Money  /  Book Review

Fiscal Fright in NYC

A review of Kim Phillips-Fein’s "Fear City: New York’s Fiscal Crisis and the Rise of Austerity Politics."
FDNY

By 1965, a $255 million gap had opened in the New York City budget. To cover the city’s operating expenses, Mayor Robert F. Wagner Jr. decided to “borrow now, repay later.” After all, he reasoned, “a good loan is better than a bad tax.” His successors, John Lindsay and Abraham Beame, made the same choice. Each mayor turned to short-term loans with the hope that additional tax revenues or federal aid would materialize. They did not. In the spring of 1975, the banks refused to purchase the next round of bond issuances, citing concerns that the city had exceeded its constitutional debt limit. The country’s largest metropolis teetered on the edge of default. Kim Phillips-Fein recounts these events and the social conflicts that followed in Fear City. The result is a magisterial account of the New York City fiscal crisis.
 
Although critics would attribute the city’s fiscal woes to profligate spending, Phillips-Fein argues that the budget gap was the product of several interlocking structural processes. Deindustrialization steadily undercut the city’s economic foundation, as manufacturers shifted their operations to southern states and then abroad. Federal housing and highway policies siphoned middle-class white residents to the suburbs, depriving the city of their tax receipts.
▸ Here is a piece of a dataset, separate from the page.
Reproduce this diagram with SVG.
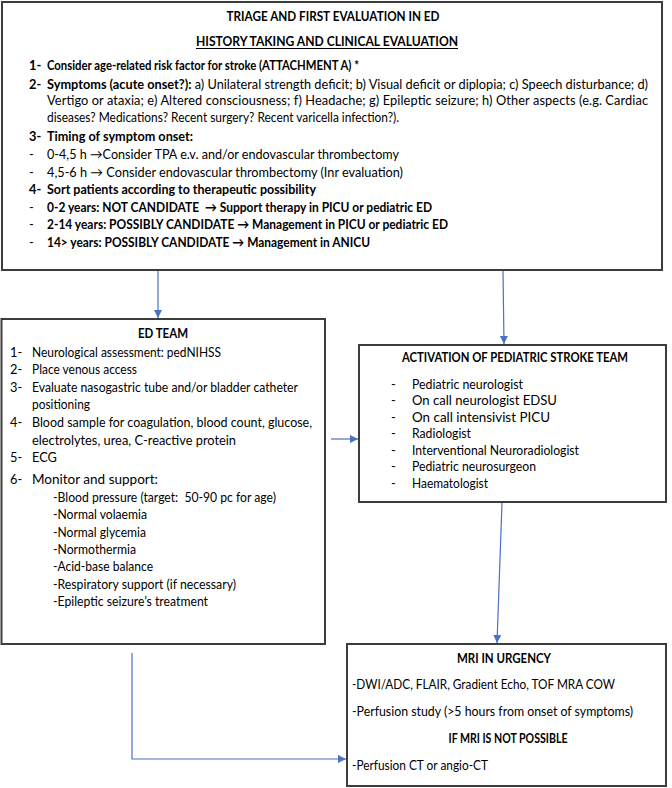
<svg xmlns="http://www.w3.org/2000/svg" width="672" height="788" viewBox="0 0 672 788">
<defs>
<style>
.box{fill:#fff;stroke:#3c3c3c;stroke-width:2}
.t{font-family:Lato,"Liberation Sans",sans-serif;font-size:12.8px;fill:#000}
.b{font-weight:bold}
.c{text-anchor:middle}
.ln{fill:none;stroke:#4a72c0;stroke-width:1.2}
</style>
<marker id="ah" markerUnits="userSpaceOnUse" markerWidth="9" markerHeight="9" refX="8" refY="4" orient="auto">
<path d="M0,0 L8,4 L0,8 z" fill="#4a72c0"/>
</marker>
</defs>
<rect width="672" height="788" fill="#fff"/>

<g id="triage">
<rect class="box" x="2" y="2" width="660" height="268"/>
<text class="t b c" x="333" y="21" textLength="213" lengthAdjust="spacingAndGlyphs">TRIAGE AND FIRST EVALUATION IN ED</text>
<text class="t b c" x="327" y="45.5" textLength="262" lengthAdjust="spacingAndGlyphs">HISTORY TAKING AND CLINICAL EVALUATION</text>
<line x1="196" y1="48.5" x2="458" y2="48.5" stroke="#000" stroke-width="1"/>
<text class="t b" x="29" y="69.5">1-</text>
<text class="t b" x="47" y="69.5" textLength="312" lengthAdjust="spacingAndGlyphs">Consider age-related risk factor for stroke (ATTACHMENT A) *</text>
<text class="t b" x="29" y="88.5">2-</text>
<text class="t" x="47" y="88.5" textLength="601" lengthAdjust="spacingAndGlyphs"><tspan class="b">Symptoms (acute onset?):</tspan> a) Unilateral strength deficit; b) Visual deficit or diplopia; c) Speech disturbance; d)</text>
<text class="t" x="47" y="105" textLength="601" lengthAdjust="spacing">Vertigo or ataxia; e) Altered consciousness; f) Headache; g) Epileptic seizure; h) Other aspects (e.g. Cardiac</text>
<text class="t" x="47" y="121.5" textLength="352" lengthAdjust="spacingAndGlyphs">diseases? Medications? Recent surgery? Recent varicella infection?).</text>
<text class="t b" x="29" y="140.5">3-</text>
<text class="t b" x="47" y="140.5" textLength="146" lengthAdjust="spacingAndGlyphs">Timing of symptom onset:</text>
<text class="t" x="29" y="158.5">-</text>
<text class="t" x="47" y="158.5" textLength="352" lengthAdjust="spacingAndGlyphs">0-4,5 h →Consider TPA e.v. and/or endovascular thrombectomy</text>
<text class="t" x="29" y="176.5">-</text>
<text class="t" x="47" y="176.5" textLength="356" lengthAdjust="spacingAndGlyphs">4,5-6 h → Consider endovascular thrombectomy (Inr evaluation)</text>
<text class="t b" x="29" y="193.5">4-</text>
<text class="t b" x="47" y="193.5" textLength="269" lengthAdjust="spacingAndGlyphs">Sort patients according to therapeutic possibility</text>
<text class="t" x="29" y="211.5">-</text>
<text class="t b" x="47" y="211.5" textLength="385" lengthAdjust="spacingAndGlyphs" xml:space="preserve">0-2 years: NOT CANDIDATE  → Support therapy in PICU or pediatric ED</text>
<text class="t" x="29" y="228.5">-</text>
<text class="t b" x="47" y="228.5" textLength="401" lengthAdjust="spacingAndGlyphs">2-14 years: POSSIBLY CANDIDATE → Management in PICU or pediatric ED</text>
<text class="t" x="29" y="246.5">-</text>
<text class="t b" x="47" y="246.5" textLength="323" lengthAdjust="spacingAndGlyphs">14&gt; years: POSSIBLY CANDIDATE → Management in ANICU</text>
</g>

<g id="ed-team">
<rect class="box" x="1.5" y="319" width="323.5" height="325"/>
<text class="t b c" x="163" y="337.5" textLength="50" lengthAdjust="spacingAndGlyphs">ED TEAM</text>
<text class="t" x="10" y="356.5">1-</text><text class="t" x="32" y="356.5" textLength="189" lengthAdjust="spacingAndGlyphs">Neurological assessment: pedNIHSS</text>
<text class="t" x="10" y="374">2-</text><text class="t" x="32" y="374" textLength="105" lengthAdjust="spacingAndGlyphs">Place venous access</text>
<text class="t" x="10" y="391.5">3-</text><text class="t" x="32" y="391.5" textLength="266" lengthAdjust="spacingAndGlyphs">Evaluate nasogastric tube and/or bladder catheter</text>
<text class="t" x="32" y="409" textLength="58" lengthAdjust="spacingAndGlyphs">positioning</text>
<text class="t" x="10" y="427">4-</text><text class="t" x="32" y="427" textLength="280" lengthAdjust="spacingAndGlyphs">Blood sample for coagulation, blood count, glucose,</text>
<text class="t" x="32" y="444.5" textLength="204" lengthAdjust="spacingAndGlyphs">electrolytes, urea, C-reactive protein</text>
<text class="t" x="10" y="462">5-</text><text class="t" x="32" y="462">ECG</text>
<text class="t" x="10" y="484">6-</text><text class="t" x="32" y="484" textLength="126" lengthAdjust="spacingAndGlyphs">Monitor and support:</text>
<text class="t" x="53" y="501.5" textLength="223" lengthAdjust="spacingAndGlyphs" xml:space="preserve">-Blood pressure (target:  50-90 pc for age)</text>
<text class="t" x="53" y="519" textLength="94" lengthAdjust="spacingAndGlyphs">-Normal volaemia</text>
<text class="t" x="53" y="536.5" textLength="93" lengthAdjust="spacingAndGlyphs">-Normal glycemia</text>
<text class="t" x="53" y="553.5" textLength="83" lengthAdjust="spacingAndGlyphs">-Normothermia</text>
<text class="t" x="53" y="571" textLength="100" lengthAdjust="spacingAndGlyphs">-Acid-base balance</text>
<text class="t" x="53" y="588.5" textLength="183" lengthAdjust="spacingAndGlyphs">-Respiratory support (if necessary)</text>
<text class="t" x="53" y="605.5" textLength="155" lengthAdjust="spacingAndGlyphs">-Epileptic seizure’s treatment</text>
</g>

<g id="stroke-team">
<rect class="box" x="359" y="345" width="307" height="157"/>
<text class="t b c" x="515" y="362" textLength="226" lengthAdjust="spacingAndGlyphs">ACTIVATION OF PEDIATRIC STROKE TEAM</text>
<text class="t" x="391" y="388.5">-</text><text class="t" x="412" y="388.5" textLength="111" lengthAdjust="spacingAndGlyphs">Pediatric neurologist</text>
<text class="t" x="391" y="405">-</text><text class="t" x="412" y="405" textLength="145" lengthAdjust="spacingAndGlyphs">On call neurologist EDSU</text>
<text class="t" x="391" y="421.5">-</text><text class="t" x="412" y="421.5" textLength="138" lengthAdjust="spacingAndGlyphs">On call intensivist PICU</text>
<text class="t" x="391" y="438">-</text><text class="t" x="412" y="438" textLength="59" lengthAdjust="spacingAndGlyphs">Radiologist</text>
<text class="t" x="391" y="454.5">-</text><text class="t" x="412" y="454.5" textLength="167" lengthAdjust="spacingAndGlyphs">Interventional Neuroradiologist</text>
<text class="t" x="391" y="471">-</text><text class="t" x="412" y="471" textLength="124" lengthAdjust="spacingAndGlyphs">Pediatric neurosurgeon</text>
<text class="t" x="391" y="487.5">-</text><text class="t" x="412" y="487.5" textLength="76" lengthAdjust="spacingAndGlyphs">Haematologist</text>
</g>

<g id="mri">
<rect class="box" x="347" y="644" width="319" height="142"/>
<text class="t b c" x="504" y="662.5" textLength="94" lengthAdjust="spacingAndGlyphs">MRI IN URGENCY</text>
<text class="t" x="352" y="689" textLength="263" lengthAdjust="spacingAndGlyphs">-DWI/ADC, FLAIR, Gradient Echo, TOF MRA COW</text>
<text class="t" x="352" y="716" textLength="281" lengthAdjust="spacingAndGlyphs">-Perfusion study (&gt;5 hours from onset of symptoms)</text>
<text class="t b c" x="508" y="742.5" textLength="119" lengthAdjust="spacingAndGlyphs">IF MRI IS NOT POSSIBLE</text>
<text class="t" x="352" y="769.5" textLength="136" lengthAdjust="spacingAndGlyphs">-Perfusion CT or angio-CT</text>
</g>

<g id="connectors">
<line class="ln" x1="158" y1="271" x2="158" y2="318" marker-end="url(#ah)"/>
<line class="ln" x1="503" y1="271" x2="504" y2="344" marker-end="url(#ah)"/>
<line class="ln" x1="331" y1="439" x2="358" y2="439" marker-end="url(#ah)"/>
<line class="ln" x1="502" y1="503" x2="497" y2="643" marker-end="url(#ah)"/>
<polyline class="ln" points="132,653 132,759 346,759" marker-end="url(#ah)"/>
</g>
</svg>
And while the federal government briefly injected additional resources during the War on Poverty, the Nixon and Ford administrations shrank the funding for those programs. City officials were left the stewards of a robust public sector that included tuition-free universities, municipal hospitals, and inexpensive subways, but it all rested upon a dwindling tax base. They plugged the gaps with loans upon loans until the day of reckoning eventually arrived.

Sophisticated in its methodology, Fear City tells the story of the ensuing crisis from multiple vantage points. The middle chapters focus on the negotiations over bond sales and the terms of a possible aid package from Washington. These meetings triggered a process of elite class formation that brought together investment bankers, corporate executives, and real estate magnates; the crisis “made these upper echelons look to each other.”   As officials begged for their investment, these elites demanded layoffs, service cuts, and tax abatements in return. The last section shifts attention to the communities and institutions hardest hit by austerity and the activists who rallied in their defense. Weaving together multiple archives and toggling between scales, Fear City narrates the crisis from both above and below.